──────── Recorded data

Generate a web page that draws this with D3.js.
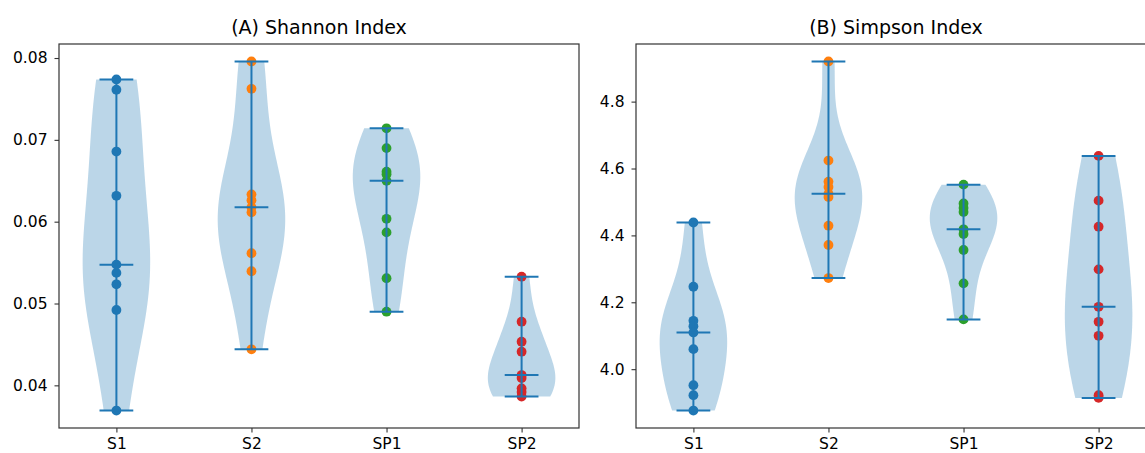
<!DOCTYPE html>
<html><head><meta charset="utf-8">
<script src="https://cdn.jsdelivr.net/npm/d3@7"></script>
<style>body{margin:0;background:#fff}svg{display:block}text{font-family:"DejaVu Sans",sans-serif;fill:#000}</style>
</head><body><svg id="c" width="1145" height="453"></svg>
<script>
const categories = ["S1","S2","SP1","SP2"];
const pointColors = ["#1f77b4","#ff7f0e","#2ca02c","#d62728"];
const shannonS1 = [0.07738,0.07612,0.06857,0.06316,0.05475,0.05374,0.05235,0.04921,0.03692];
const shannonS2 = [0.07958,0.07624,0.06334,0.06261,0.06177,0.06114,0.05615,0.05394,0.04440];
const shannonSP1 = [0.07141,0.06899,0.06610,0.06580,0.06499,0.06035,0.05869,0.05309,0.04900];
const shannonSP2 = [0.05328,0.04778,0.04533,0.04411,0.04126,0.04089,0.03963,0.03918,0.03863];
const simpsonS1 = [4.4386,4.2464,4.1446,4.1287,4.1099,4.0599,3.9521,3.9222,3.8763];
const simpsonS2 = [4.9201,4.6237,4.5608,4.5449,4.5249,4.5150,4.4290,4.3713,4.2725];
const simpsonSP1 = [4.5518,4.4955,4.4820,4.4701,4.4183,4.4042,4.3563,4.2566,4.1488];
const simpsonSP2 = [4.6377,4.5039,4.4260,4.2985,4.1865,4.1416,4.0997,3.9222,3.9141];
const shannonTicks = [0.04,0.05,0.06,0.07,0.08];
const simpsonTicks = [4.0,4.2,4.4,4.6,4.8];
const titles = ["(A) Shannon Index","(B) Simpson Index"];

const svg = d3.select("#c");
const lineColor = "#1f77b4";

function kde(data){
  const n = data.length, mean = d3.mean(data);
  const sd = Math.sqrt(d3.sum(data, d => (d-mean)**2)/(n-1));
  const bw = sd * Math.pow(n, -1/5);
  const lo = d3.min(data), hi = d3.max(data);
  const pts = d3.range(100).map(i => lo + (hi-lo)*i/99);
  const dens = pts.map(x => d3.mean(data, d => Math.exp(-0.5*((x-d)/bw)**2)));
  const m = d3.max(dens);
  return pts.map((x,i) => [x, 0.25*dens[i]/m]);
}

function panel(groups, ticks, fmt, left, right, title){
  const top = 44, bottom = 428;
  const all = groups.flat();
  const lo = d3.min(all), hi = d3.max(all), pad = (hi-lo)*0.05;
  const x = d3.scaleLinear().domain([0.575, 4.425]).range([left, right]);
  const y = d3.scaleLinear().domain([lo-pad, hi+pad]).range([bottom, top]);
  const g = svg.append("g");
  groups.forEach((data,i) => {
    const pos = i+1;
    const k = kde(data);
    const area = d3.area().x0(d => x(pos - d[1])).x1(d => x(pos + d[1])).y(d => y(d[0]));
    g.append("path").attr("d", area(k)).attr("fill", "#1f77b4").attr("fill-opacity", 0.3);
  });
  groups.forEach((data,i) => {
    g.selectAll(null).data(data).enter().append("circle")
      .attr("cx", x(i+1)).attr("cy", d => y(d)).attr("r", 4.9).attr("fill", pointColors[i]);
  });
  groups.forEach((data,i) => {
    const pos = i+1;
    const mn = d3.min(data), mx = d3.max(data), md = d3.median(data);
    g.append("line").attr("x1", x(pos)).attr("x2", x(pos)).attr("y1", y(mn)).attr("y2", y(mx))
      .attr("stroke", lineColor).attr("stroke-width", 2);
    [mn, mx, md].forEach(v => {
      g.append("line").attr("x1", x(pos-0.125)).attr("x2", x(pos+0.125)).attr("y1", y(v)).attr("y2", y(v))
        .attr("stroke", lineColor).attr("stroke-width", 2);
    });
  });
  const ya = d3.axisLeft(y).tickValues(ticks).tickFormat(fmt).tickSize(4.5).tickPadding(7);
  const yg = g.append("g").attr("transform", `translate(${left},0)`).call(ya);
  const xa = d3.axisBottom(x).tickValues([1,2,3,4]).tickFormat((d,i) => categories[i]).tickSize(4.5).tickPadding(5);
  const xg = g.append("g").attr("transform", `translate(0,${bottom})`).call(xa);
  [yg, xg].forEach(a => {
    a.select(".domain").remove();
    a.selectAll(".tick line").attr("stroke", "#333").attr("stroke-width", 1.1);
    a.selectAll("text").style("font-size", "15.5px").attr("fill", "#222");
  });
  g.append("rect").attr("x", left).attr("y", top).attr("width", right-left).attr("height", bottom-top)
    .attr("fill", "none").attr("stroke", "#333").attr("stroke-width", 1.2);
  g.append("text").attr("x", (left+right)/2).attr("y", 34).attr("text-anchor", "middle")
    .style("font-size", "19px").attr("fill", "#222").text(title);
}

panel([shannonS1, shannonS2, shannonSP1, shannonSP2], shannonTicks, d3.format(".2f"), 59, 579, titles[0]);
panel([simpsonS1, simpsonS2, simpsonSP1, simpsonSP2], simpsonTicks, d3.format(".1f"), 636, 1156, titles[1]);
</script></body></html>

────────────────

Take the listing and print it again exactly, but without any pictures.

Generate a web page that draws this with D3.js.
<!DOCTYPE html>
<html><head><meta charset="utf-8">
<script src="https://cdn.jsdelivr.net/npm/d3@7"></script>
<style>body{margin:0;background:#fff}svg{display:block}text{font-family:"DejaVu Sans",sans-serif;fill:#000}</style>
</head><body><svg id="c" width="1145" height="453"></svg>
<script>
const categories = ["S1","S2","SP1","SP2"];
const pointColors = ["#1f77b4","#ff7f0e","#2ca02c","#d62728"];
const shannonS1 = [0.07738,0.07612,0.06857,0.06316,0.05475,0.05374,0.05235,0.04921,0.03692];
const shannonS2 = [0.07958,0.07624,0.06334,0.06261,0.06177,0.06114,0.05615,0.05394,0.04440];
const shannonSP1 = [0.07141,0.06899,0.06610,0.06580,0.06499,0.06035,0.05869,0.05309,0.04900];
const shannonSP2 = [0.05328,0.04778,0.04533,0.04411,0.04126,0.04089,0.03963,0.03918,0.03863];
const simpsonS1 = [4.4386,4.2464,4.1446,4.1287,4.1099,4.0599,3.9521,3.9222,3.8763];
const simpsonS2 = [4.9201,4.6237,4.5608,4.5449,4.5249,4.5150,4.4290,4.3713,4.2725];
const simpsonSP1 = [4.5518,4.4955,4.4820,4.4701,4.4183,4.4042,4.3563,4.2566,4.1488];
const simpsonSP2 = [4.6377,4.5039,4.4260,4.2985,4.1865,4.1416,4.0997,3.9222,3.9141];
const shannonTicks = [0.04,0.05,0.06,0.07,0.08];
const simpsonTicks = [4.0,4.2,4.4,4.6,4.8];
const titles = ["(A) Shannon Index","(B) Simpson Index"];

const svg = d3.select("#c");
const lineColor = "#1f77b4";

function kde(data){
  const n = data.length, mean = d3.mean(data);
  const sd = Math.sqrt(d3.sum(data, d => (d-mean)**2)/(n-1));
  const bw = sd * Math.pow(n, -1/5);
  const lo = d3.min(data), hi = d3.max(data);
  const pts = d3.range(100).map(i => lo + (hi-lo)*i/99);
  const dens = pts.map(x => d3.mean(data, d => Math.exp(-0.5*((x-d)/bw)**2)));
  const m = d3.max(dens);
  return pts.map((x,i) => [x, 0.25*dens[i]/m]);
}

function panel(groups, ticks, fmt, left, right, title){
  const top = 44, bottom = 428;
  const all = groups.flat();
  const lo = d3.min(all), hi = d3.max(all), pad = (hi-lo)*0.05;
  const x = d3.scaleLinear().domain([0.575, 4.425]).range([left, right]);
  const y = d3.scaleLinear().domain([lo-pad, hi+pad]).range([bottom, top]);
  const g = svg.append("g");
  groups.forEach((data,i) => {
    const pos = i+1;
    const k = kde(data);
    const area = d3.area().x0(d => x(pos - d[1])).x1(d => x(pos + d[1])).y(d => y(d[0]));
    g.append("path").attr("d", area(k)).attr("fill", "#1f77b4").attr("fill-opacity", 0.3);
  });
  groups.forEach((data,i) => {
    g.selectAll(null).data(data).enter().append("circle")
      .attr("cx", x(i+1)).attr("cy", d => y(d)).attr("r", 4.9).attr("fill", pointColors[i]);
  });
  groups.forEach((data,i) => {
    const pos = i+1;
    const mn = d3.min(data), mx = d3.max(data), md = d3.median(data);
    g.append("line").attr("x1", x(pos)).attr("x2", x(pos)).attr("y1", y(mn)).attr("y2", y(mx))
      .attr("stroke", lineColor).attr("stroke-width", 2);
    [mn, mx, md].forEach(v => {
      g.append("line").attr("x1", x(pos-0.125)).attr("x2", x(pos+0.125)).attr("y1", y(v)).attr("y2", y(v))
        .attr("stroke", lineColor).attr("stroke-width", 2);
    });
  });
  const ya = d3.axisLeft(y).tickValues(ticks).tickFormat(fmt).tickSize(4.5).tickPadding(7);
  const yg = g.append("g").attr("transform", `translate(${left},0)`).call(ya);
  const xa = d3.axisBottom(x).tickValues([1,2,3,4]).tickFormat((d,i) => categories[i]).tickSize(4.5).tickPadding(5);
  const xg = g.append("g").attr("transform", `translate(0,${bottom})`).call(xa);
  [yg, xg].forEach(a => {
    a.select(".domain").remove();
    a.selectAll(".tick line").attr("stroke", "#333").attr("stroke-width", 1.1);
    a.selectAll("text").style("font-size", "15.5px").attr("fill", "#222");
  });
  g.append("rect").attr("x", left).attr("y", top).attr("width", right-left).attr("height", bottom-top)
    .attr("fill", "none").attr("stroke", "#333").attr("stroke-width", 1.2);
  g.append("text").attr("x", (left+right)/2).attr("y", 34).attr("text-anchor", "middle")
    .style("font-size", "19px").attr("fill", "#222").text(title);
}

panel([shannonS1, shannonS2, shannonSP1, shannonSP2], shannonTicks, d3.format(".2f"), 59, 579, titles[0]);
panel([simpsonS1, simpsonS2, simpsonSP1, simpsonSP2], simpsonTicks, d3.format(".1f"), 636, 1156, titles[1]);
</script></body></html>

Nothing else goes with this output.